Saturday 18 October 2014

Childing trees are our contemporaries

I was brought up in an intensely English landscape, surrounded by rich green, rolling, pleasant broadleaf woods, covering hills and vales, in the South East corner of this island.




My mother refused to live in any house without a long, country view. Thus, from our first house outside London in Surrey, we could study a well-shaped green hill which changed colour, subtly throughout the year, about three miles away. Our second house in Farnham was high on a ridge. It has a limited view to twelve miles into the distance, surrounded by a mix of broadleaf treees and dark, light-reducing dark conifers, which she hated, calling any non-broadleaf ambience "a green hell". I'm still attached to trees and view them as great wonders of nature, things of great beauty.  It is small wonder that we now live inside a broadleaf wood. I am a bit in awe of them.

However, the rolling heavily-wooded South East of England is not a normal English landscape: it is a forest which, some thousands of years ago, was home to oryx, bears and wolves.  One can travel from the Lake District to London without seeing the same density of wood coverage, or the same interesting rolling hills. Even in stunning Italy, I sometimes miss trees in a landscape. In hotter, rocky foreign locations, I can wonder how people live there, without the almost 'spiritual' uplift of trees.

In fact, south-east England's wooded landscape has inspired some great music and watercolour painters. Ralph Vaughan Williams always lived among these views. His music seems to me to describe green, benign, rolling pastoral peace. The existence of the hills is always interesting, too. The little range of picturesque hills where we now live was thrown up by the same forces that created the Alps, like the first wrinkles in a vast tablecloth.

Yesterday, I attended a conference on woods delivered by our Forestry Commission at an English vineyard in Surrey, after driving through the burnishing, autumnal Weald which is a great broadleaf forest. I learnt that we have 3 billion trees in the UK. Presuming that means 300 million, then for each of us, there are five trees.
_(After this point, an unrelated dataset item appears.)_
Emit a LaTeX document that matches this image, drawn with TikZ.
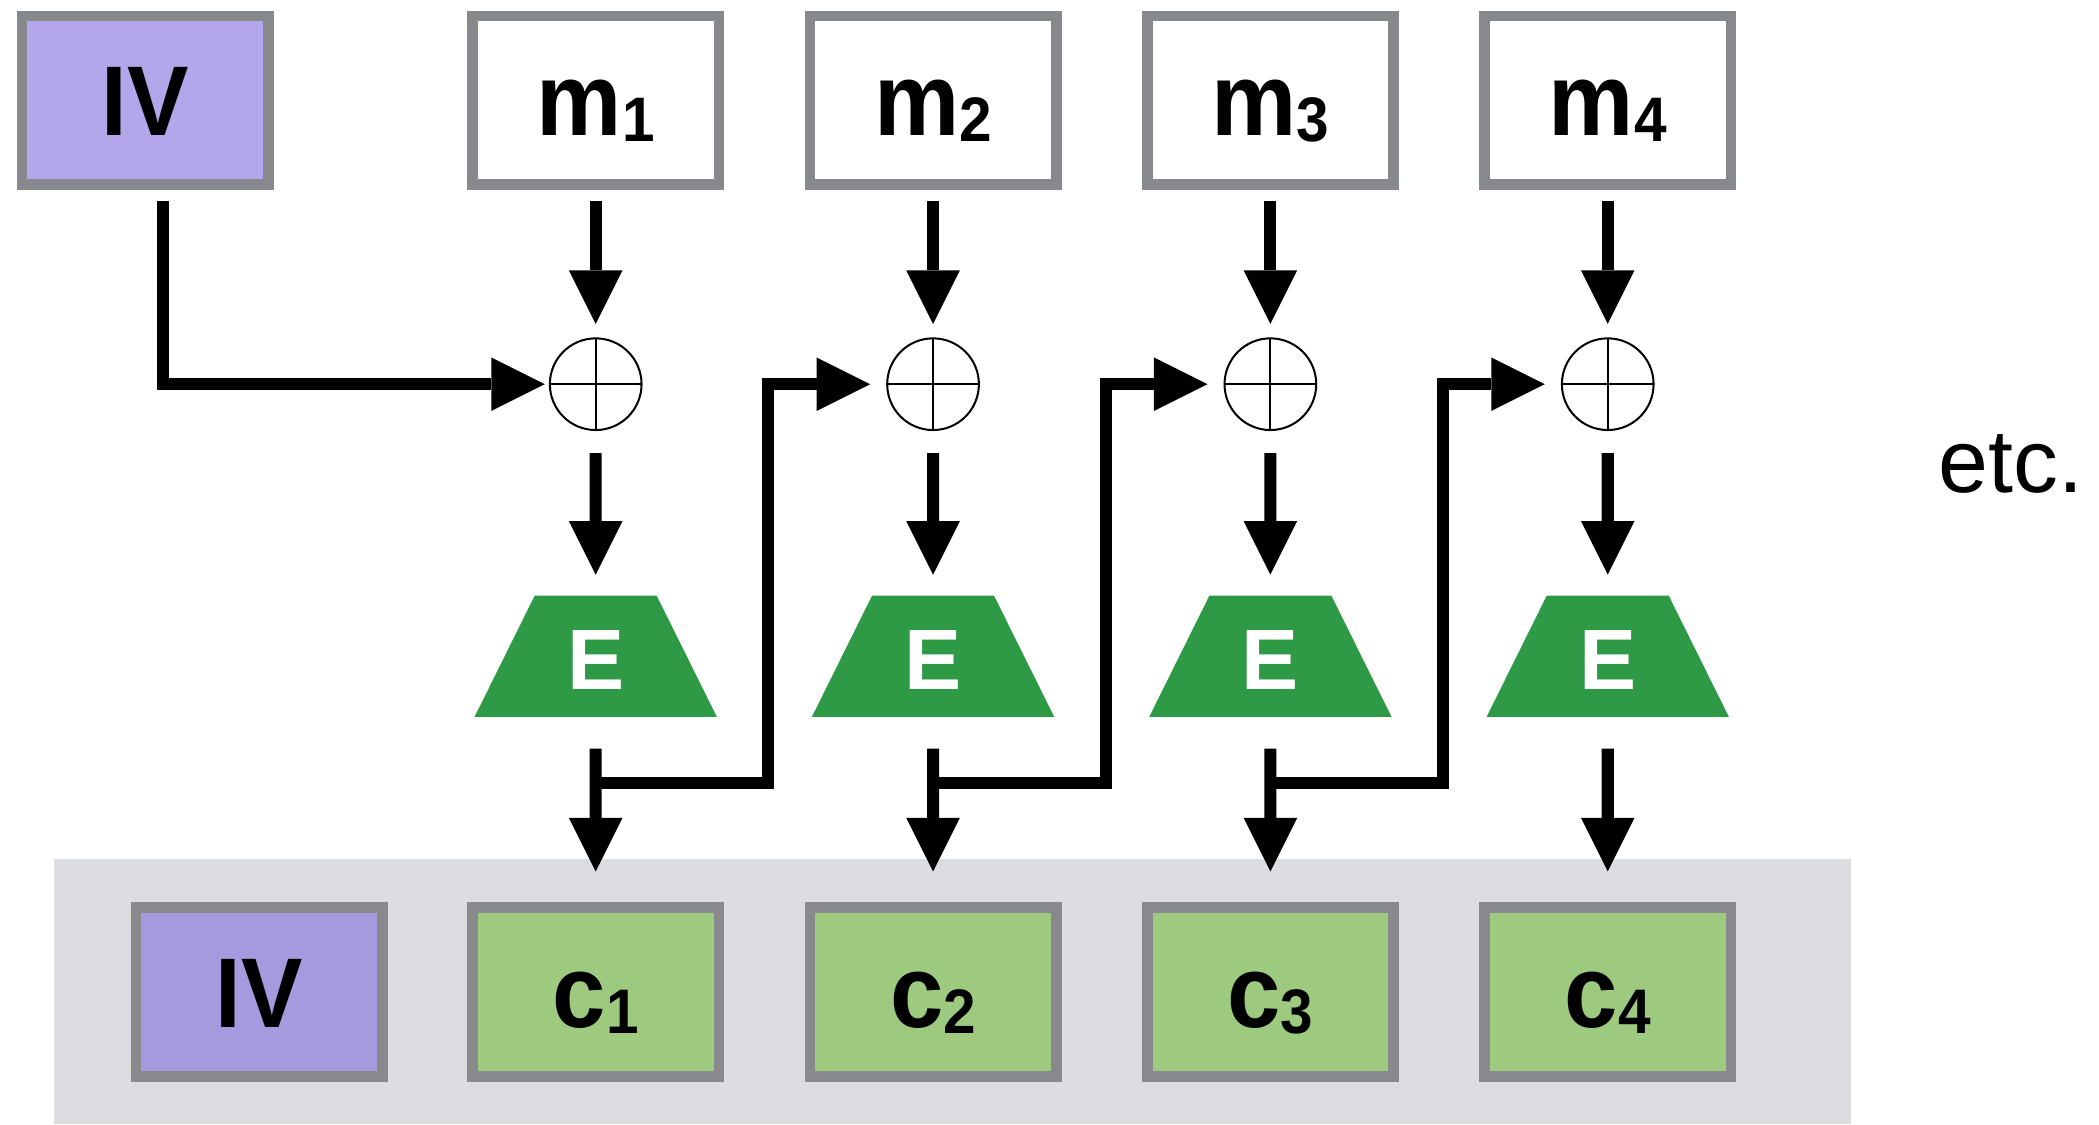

Not only is the South East of England the most wooded part of England, but trees that make it up are our contemporaries in age:  they are mostly 20-40 years old with some 60 years old.  

English woods were felled during World War Two for timber, so what we see is their recovery. This may be why searching for massive ancient oaks is a fruitless task. Added to this, the woods have been left to run riot, unmanaged for fuel and building material, as they were historically, so they are thick, dense and dark. This density is preventing new trees from germinating, reducing biodiversity.  Our interest is in increasing their management, partly for wood fuel, in which the South East is rich.  This means chopping down a lot more trees, which the public wrongly think is 'sacrilege' (one needs a license to do it).   Generation must succeed generation to ensure continuity: it is the same for human beings.

Now when I see a tree, I feel it is my contemporary. It is experiencing the same weather and the same seasons as I do. It is wrinkling at the same rate. Now, I can stand at the sink looking at our close trees - we live inside a wood -  and I can feel closer still.  

I noted a lovely archaic English word in Shakespeare this week about autumn: childing autumn. He meant "trees giving birth to children-trees". The poet may have been recalling the great wood of Arden which was north of Stratford, now destroyed, its broadleaf trees dropping their nuts in autumn - "childing" away, ensuring the continuity of a wooded landscape - until it was chopped down by humans, in an unsustainable way.